> What is required: Restate each line of the listing exactly, without carrying over any pictures.

BEGIN Collected data

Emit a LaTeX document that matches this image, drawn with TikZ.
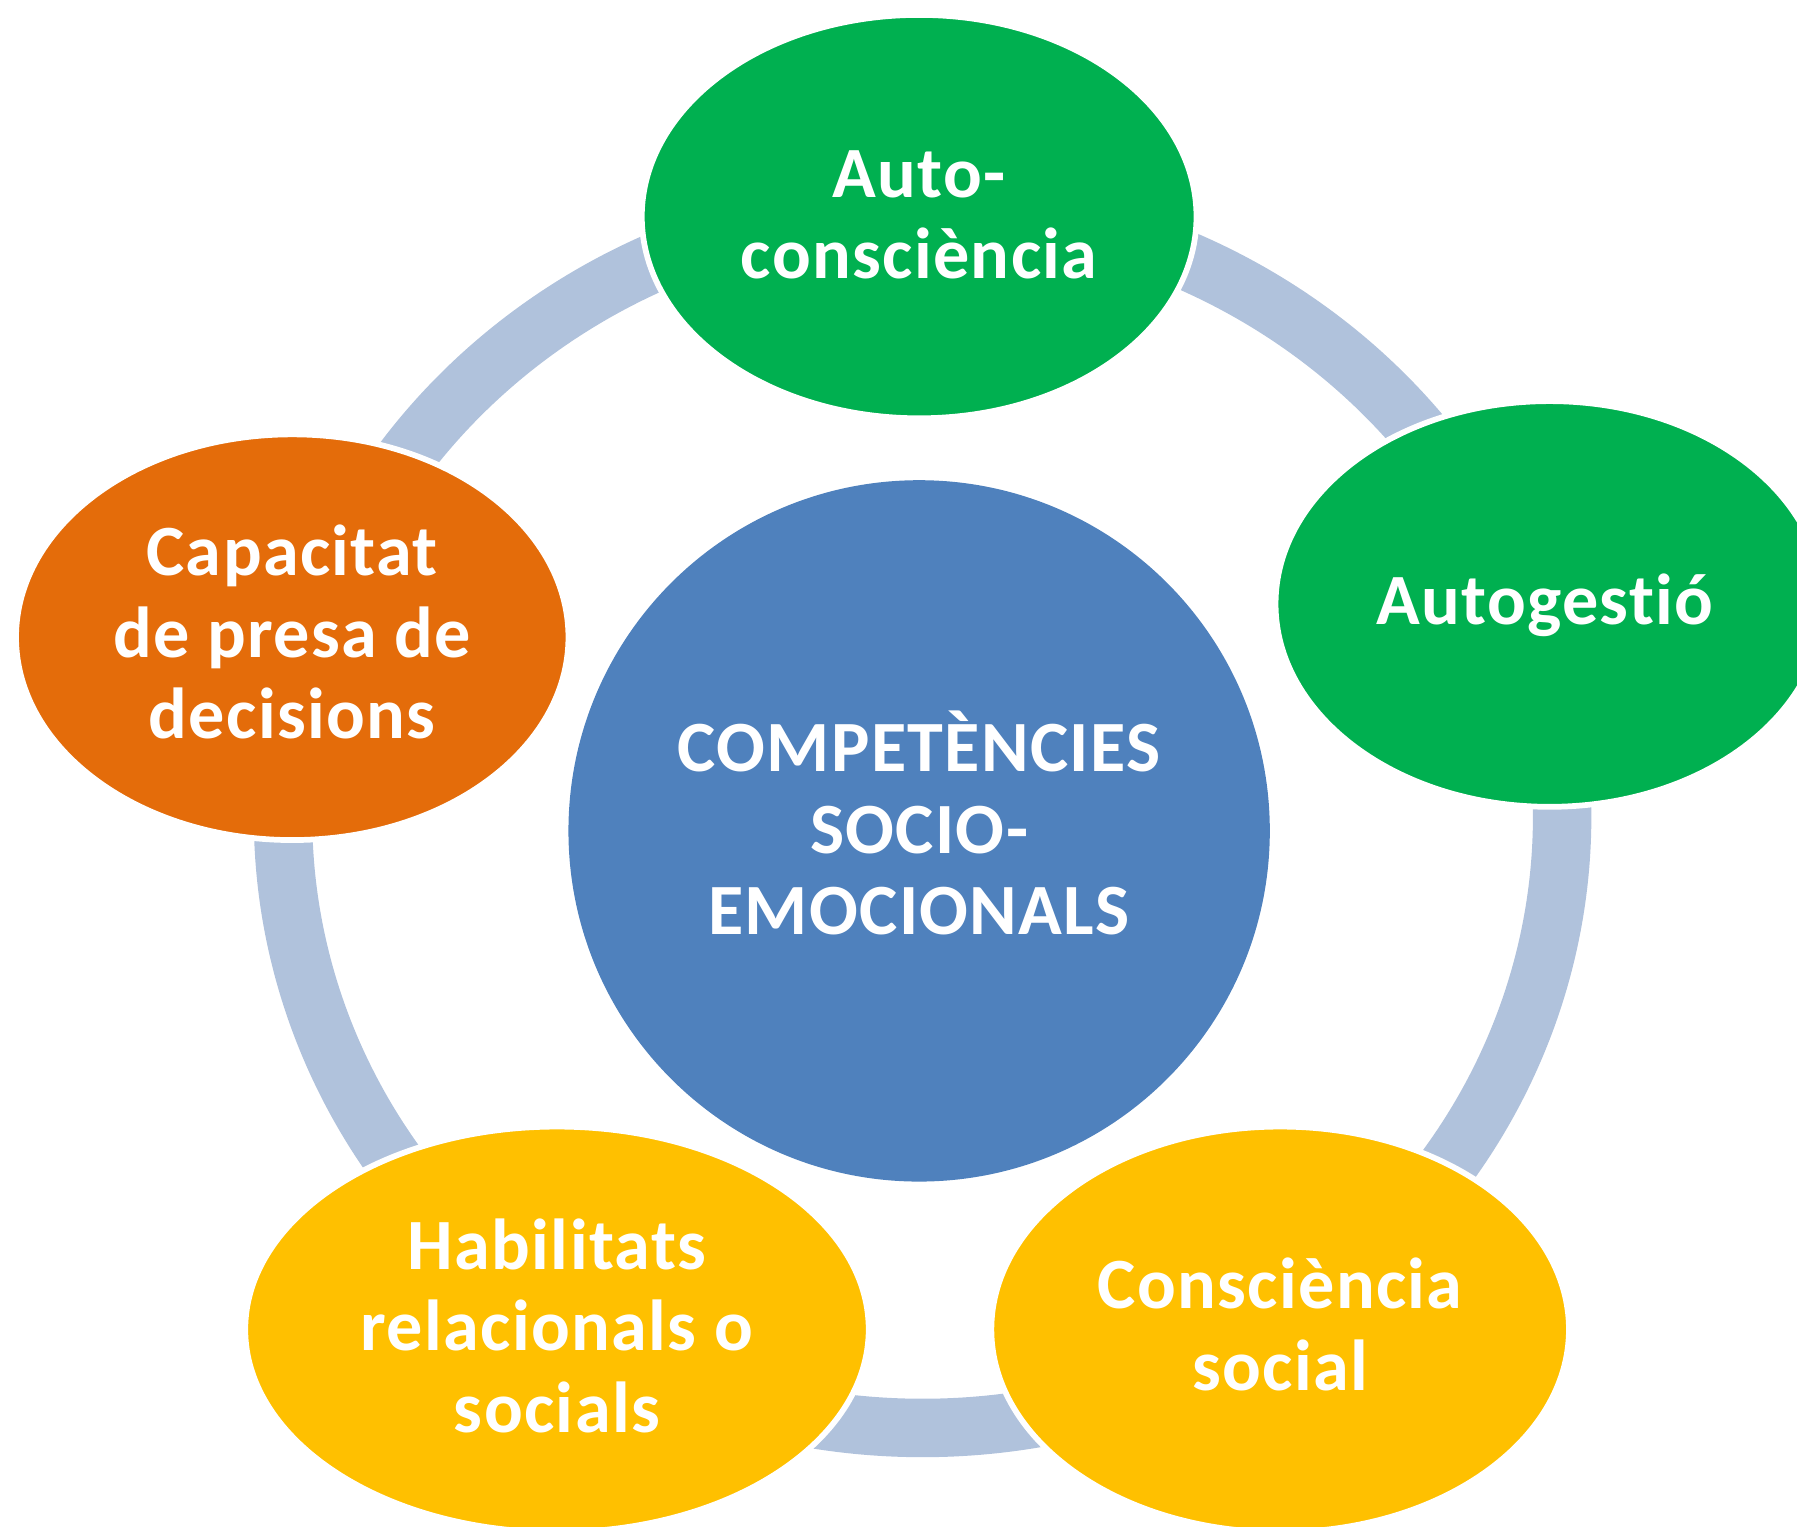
\documentclass[tikz,border=0pt]{standalone}
\usepackage{fontspec}
\setmainfont{Carlito}[Ligatures=NoCommon,LetterSpace=1.9]
\usetikzlibrary{shapes.geometric,backgrounds}
\definecolor{cgreen}{HTML}{00B050}
\definecolor{corange}{HTML}{E46C0A}
\definecolor{cgold}{HTML}{FFC000}
\definecolor{cblue}{HTML}{4F81BD}
\definecolor{ringc}{HTML}{B0C2DC}
\newcommand\lnst{\rule[-21pt]{0pt}{71pt}}
\begin{document}
\begin{tikzpicture}[x=1pt,y=-1pt,
  bubble/.style={ellipse, inner sep=0pt, draw=white, line width=5pt},
  lbl/.style={text=white, font=\fontsize{63}{71}\selectfont\bfseries, align=center, inner sep=0pt},
  ringarc/.style={draw=ringc, line width=51pt},
  rarc/.style={x radius=558pt, y radius=533pt}]
\useasboundingbox (0,0) rectangle (1568,1332);
\coordinate (ring) at (805,713);
% central circle
\node[circle, fill=cblue, minimum size=612pt, inner sep=0pt] (c) at (802,725) {};
% outer bubbles
\node[bubble, fill=cgreen, minimum width=484pt, minimum height=352pt] (e1) at (802,189) {};
\node[bubble, fill=cgreen, minimum width=478pt, minimum height=354pt] (e2) at (1352,527) {};
\node[bubble, fill=cgold, minimum width=504pt, minimum height=354pt] (e3) at (1117,1160) {};
\node[bubble, fill=cgold, minimum width=544pt, minimum height=354pt] (e4) at (486,1160) {};
\node[bubble, fill=corange, minimum width=482pt, minimum height=354pt] (e5) at (255,556) {};
% ring arcs
\begin{scope}[on background layer]
\draw[ringarc] (ring) ++(90:558pt and 533pt) arc[start angle=90, end angle=20, rarc];
\draw[ringarc] (ring) ++(20:558pt and 533pt) arc[start angle=20, end angle=-56, rarc];
\draw[ringarc] (ring) ++(-56:558pt and 533pt) arc[start angle=-56, end angle=-124, rarc];
\draw[ringarc] (ring) ++(-124:558pt and 533pt) arc[start angle=-124, end angle=-197, rarc];
\draw[ringarc] (ring) ++(163:558pt and 533pt) arc[start angle=163, end angle=90, rarc];
\end{scope}
% labels
\node[lbl] (tc) at (802,728.5) {\lnst COMPETÈNCIES\\\lnst SOCIO-\\\lnst EMOCIONALS};
\node[lbl] (t1) at (802,193) {\lnst Auto-\\\lnst consciència};
\node[lbl] (t2) at (1348,530.5) {\lnst Autogestió};
\node[lbl] (t3) at (1117,1163) {\lnst Consciència\\\lnst social};
\node[lbl] (t4) at (486,1164) {\lnst Habilitats\\\lnst relacionals o\\\lnst socials};
\node[lbl] (t5) at (255,559) {\lnst Capacitat\\\lnst de presa de\\\lnst decisions};
\end{tikzpicture}
\end{document}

END Collected data

> Full answer:
Emit a LaTeX document that matches this image, drawn with TikZ.
\documentclass[tikz,border=0pt]{standalone}
\usepackage{fontspec}
\setmainfont{Carlito}[Ligatures=NoCommon,LetterSpace=1.9]
\usetikzlibrary{shapes.geometric,backgrounds}
\definecolor{cgreen}{HTML}{00B050}
\definecolor{corange}{HTML}{E46C0A}
\definecolor{cgold}{HTML}{FFC000}
\definecolor{cblue}{HTML}{4F81BD}
\definecolor{ringc}{HTML}{B0C2DC}
\newcommand\lnst{\rule[-21pt]{0pt}{71pt}}
\begin{document}
\begin{tikzpicture}[x=1pt,y=-1pt,
  bubble/.style={ellipse, inner sep=0pt, draw=white, line width=5pt},
  lbl/.style={text=white, font=\fontsize{63}{71}\selectfont\bfseries, align=center, inner sep=0pt},
  ringarc/.style={draw=ringc, line width=51pt},
  rarc/.style={x radius=558pt, y radius=533pt}]
\useasboundingbox (0,0) rectangle (1568,1332);
\coordinate (ring) at (805,713);
% central circle
\node[circle, fill=cblue, minimum size=612pt, inner sep=0pt] (c) at (802,725) {};
% outer bubbles
\node[bubble, fill=cgreen, minimum width=484pt, minimum height=352pt] (e1) at (802,189) {};
\node[bubble, fill=cgreen, minimum width=478pt, minimum height=354pt] (e2) at (1352,527) {};
\node[bubble, fill=cgold, minimum width=504pt, minimum height=354pt] (e3) at (1117,1160) {};
\node[bubble, fill=cgold, minimum width=544pt, minimum height=354pt] (e4) at (486,1160) {};
\node[bubble, fill=corange, minimum width=482pt, minimum height=354pt] (e5) at (255,556) {};
% ring arcs
\begin{scope}[on background layer]
\draw[ringarc] (ring) ++(90:558pt and 533pt) arc[start angle=90, end angle=20, rarc];
\draw[ringarc] (ring) ++(20:558pt and 533pt) arc[start angle=20, end angle=-56, rarc];
\draw[ringarc] (ring) ++(-56:558pt and 533pt) arc[start angle=-56, end angle=-124, rarc];
\draw[ringarc] (ring) ++(-124:558pt and 533pt) arc[start angle=-124, end angle=-197, rarc];
\draw[ringarc] (ring) ++(163:558pt and 533pt) arc[start angle=163, end angle=90, rarc];
\end{scope}
% labels
\node[lbl] (tc) at (802,728.5) {\lnst COMPETÈNCIES\\\lnst SOCIO-\\\lnst EMOCIONALS};
\node[lbl] (t1) at (802,193) {\lnst Auto-\\\lnst consciència};
\node[lbl] (t2) at (1348,530.5) {\lnst Autogestió};
\node[lbl] (t3) at (1117,1163) {\lnst Consciència\\\lnst social};
\node[lbl] (t4) at (486,1164) {\lnst Habilitats\\\lnst relacionals o\\\lnst socials};
\node[lbl] (t5) at (255,559) {\lnst Capacitat\\\lnst de presa de\\\lnst decisions};
\end{tikzpicture}
\end{document}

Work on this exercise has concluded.